The term “metatheatre“, coined by Lionel Abel, has entered into common critical usage; however, there is still much uncertainty over its proper definition and what dramatic techniques might be included in its scope. Many scholars have studied its usage as a literary technique within great works of literature.
Abel described metatheatre as reflecting comedy and tragedy, at the same time, where the audience can laugh at the protagonist while feeling empathetic simultaneously. The technique reflects the world as an extension of human conscience, not accepting prescribed societal norms, but allowing for more imaginative variation, or a possible social change.
Abel also relates the character of Don Quixote as the prototypical, metatheatrical, self-referring character. He looks for situations he wants to be a part of, not waiting for life, but replacing reality with imagination when the world is lacking in his desires. The character is aware of his own theatricality.
Alva Ebersole adds to the idea of metatheatrical characters saying that the technique is an examination of characters within the broader scheme of life, in which they create their own desires and actions within society. He adds that role-playing derives from the character not accepting his societal role and creating his own role to change his destiny.

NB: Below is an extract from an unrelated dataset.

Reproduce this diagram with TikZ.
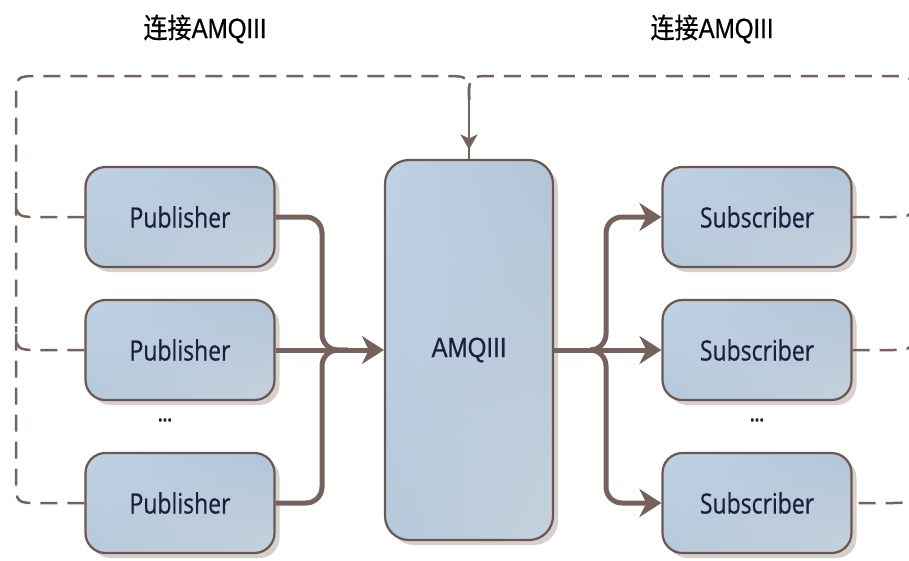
\documentclass[tikz,border=0pt]{standalone}
\usepackage{fontspec}
\usetikzlibrary{arrows.meta,shadows,shadings,decorations.markings}
\newfontfamily\boxfont[FakeStretch=0.82,FakeBold=0.6]{Open Sans}
\newfontfamily\latinfont[FakeStretch=0.86,FakeBold=0.6]{Liberation Sans}
\newfontfamily\cjkfont[FakeStretch=0.86,FakeBold=0.4]{Noto Sans CJK SC}

\definecolor{conn}{HTML}{76625C}
\definecolor{edge}{HTML}{6A5751}
\definecolor{shade}{HTML}{D6D0CD}
\definecolor{ink}{HTML}{1C2040}
\definecolor{boxUL}{HTML}{BFD2E4}
\definecolor{boxUR}{HTML}{B2C5D7}
\definecolor{boxLL}{HTML}{B6C9DA}
\definecolor{boxLR}{HTML}{C5D1DD}

\tikzset{
  x=1pt, y=-1pt,
  box/.style={draw=edge, line width=2.2pt, rounded corners=20pt,
    upper left=boxUL, upper right=boxUR, lower left=boxLL, lower right=boxLR,
    drop shadow={shadow xshift=5pt, shadow yshift=-5pt, fill=shade, opacity=1},
    text=ink, inner sep=0pt},
  client/.style={box, minimum width=189pt, minimum height=100pt,
    font=\boxfont\fontsize{28}{32}\selectfont},
  broker/.style={box, minimum width=168pt, minimum height=380pt, rounded corners=24pt,
    font=\latinfont\fontsize{28}{32}\selectfont},
  heading/.style={text=black, inner sep=0pt},
  ellip/.style={text=ink, font=\boxfont\bfseries\fontsize{20}{24}\selectfont, inner sep=0pt},
  flow/.style={draw=conn, line width=5pt, rounded corners=16pt},
  flowtip/.style={flow, -{Stealth[length=22pt, width=28pt, inset=7pt]}},
  link/.style={draw=conn, line width=2.5pt, dash pattern=on 17pt off 10pt},
  linktip/.style={draw=conn, line width=2.5pt,
    decoration={markings, mark=at position 0.84 with
      {\arrow{Stealth[length=15pt, width=17pt, inset=4pt]}}},
    postaction=decorate},
}

\begin{document}
\begin{tikzpicture}
\useasboundingbox (0,0) rectangle (909,560);
\clip (0,0) rectangle (909,560);

% headings
\node[heading] (hL) at (205,29) {\cjkfont\fontsize{28}{32}\selectfont 连接\latinfont AMQIII};
\node[heading] (hR) at (712,29) {\cjkfont\fontsize{28}{32}\selectfont 连接\latinfont AMQIII};

% broker and clients
\node[broker] (amq) at (469,350) {AMQIII};

\node[client] (pub1) at (180,217) {Publisher};
\node[client] (pub2) at (180,350) {Publisher};
\node[client] (pub3) at (180,503) {Publisher};
\node[ellip] (dotsL) at (165,420) {...};

\node[client] (sub1) at (757,217) {Subscriber};
\node[client] (sub2) at (757,350) {Subscriber};
\node[client] (sub3) at (757,503) {Subscriber};
\node[ellip] (dotsR) at (757,420) {...};

% junction points
\coordinate (mL) at (348,350);
\coordinate (mR) at (590,350);
\coordinate (jt) at (amq.north |- 0,100);

% message flow: publishers -> broker
\draw[flow] (pub1.east) -- (322,217) -- (322,350) -- (mL);
\draw[flow] (pub3.east) -- (322,503) -- (322,350) -- (mL);
\draw[flowtip] (pub2.east) -- (amq.west);

% message flow: broker -> subscribers
\draw[flowtip] (amq.east) -- (sub2.west);
\draw[flowtip] (mR) -- (606,350) -- (606,217) -- (sub1.west);
\draw[flowtip] (mR) -- (606,350) -- (606,503) -- (sub3.west);

% connection lines, left side
\draw[link] (pub3.west) -- (40,503) .. controls (16,503) .. (16,479)
  -- (16,100) .. controls (16,76) .. (40,76) -- (443,76)
  .. controls (jt |- 0,76) .. (jt);
\draw[link] (pub1.west) -- (40,217) .. controls (16,217) .. (16,193);
\draw[link] (pub2.west) -- (40,350) .. controls (16,350) .. (16,326);

% connection lines, right side
\draw[link] (jt) .. controls (jt |- 0,76) .. (493,76) -- (889,76)
  .. controls (913,76) .. (913,100) -- (913,479)
  .. controls (913,503) .. (889,503) -- (sub3.east);
\draw[link] (sub1.east) -- (889,217) .. controls (913,217) .. (913,193);
\draw[link] (sub2.east) -- (889,350) .. controls (913,350) .. (913,326);

% connection into the broker
\draw[linktip] (jt) -- (amq.north);
\end{tikzpicture}
\end{document}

The word “metatheatre” comes from the Greek prefix ‘meta’, which implies ‘a level beyond’ the subject that it qualifies; “metatheatricality” is generally agreed to be a device whereby a play comments on itself, drawing attention to the literal circumstances of its own production, such as the presence of the audience or the fact that the actors are actors, and/or the making explicit of the literary artifice behind the production.
Some critics use the term to refer to any play which involves explicit ‘performative’ aspects, such as dancing, singing, or role-playing by onstage characters, even if these do not arise ‘from specifically metadramatic awareness’ ; whereas others condemn its use except in very specific circumstances, feeling that it is too often used to describe phenomena which are simply ‘theatrical‘ rather than in any sense ‘meta’.
Stuart Davis suggests that “metatheatricality” should be defined by its fundamental effect of destabilizing any sense of realism:
” ‘Metatheatre’ is a convenient name for the quality or force in a play which challenges theatre’s claim to be simply realistic — to be nothing but a mirror in which we view the actions and sufferings of characters like ourselves, suspending our disbelief in their reality. Metatheatre begins by sharpening awareness of the unlikeness of life to dramatic art; it may end by making us aware of life’s uncanny likeness to art or illusion.
By calling attention to the strangeness, artificiality, illusoriness, or arbitrariness — in short, the theatricality — of the life we live, it marks those frames and boundaries that conventional dramatic realism would hide.”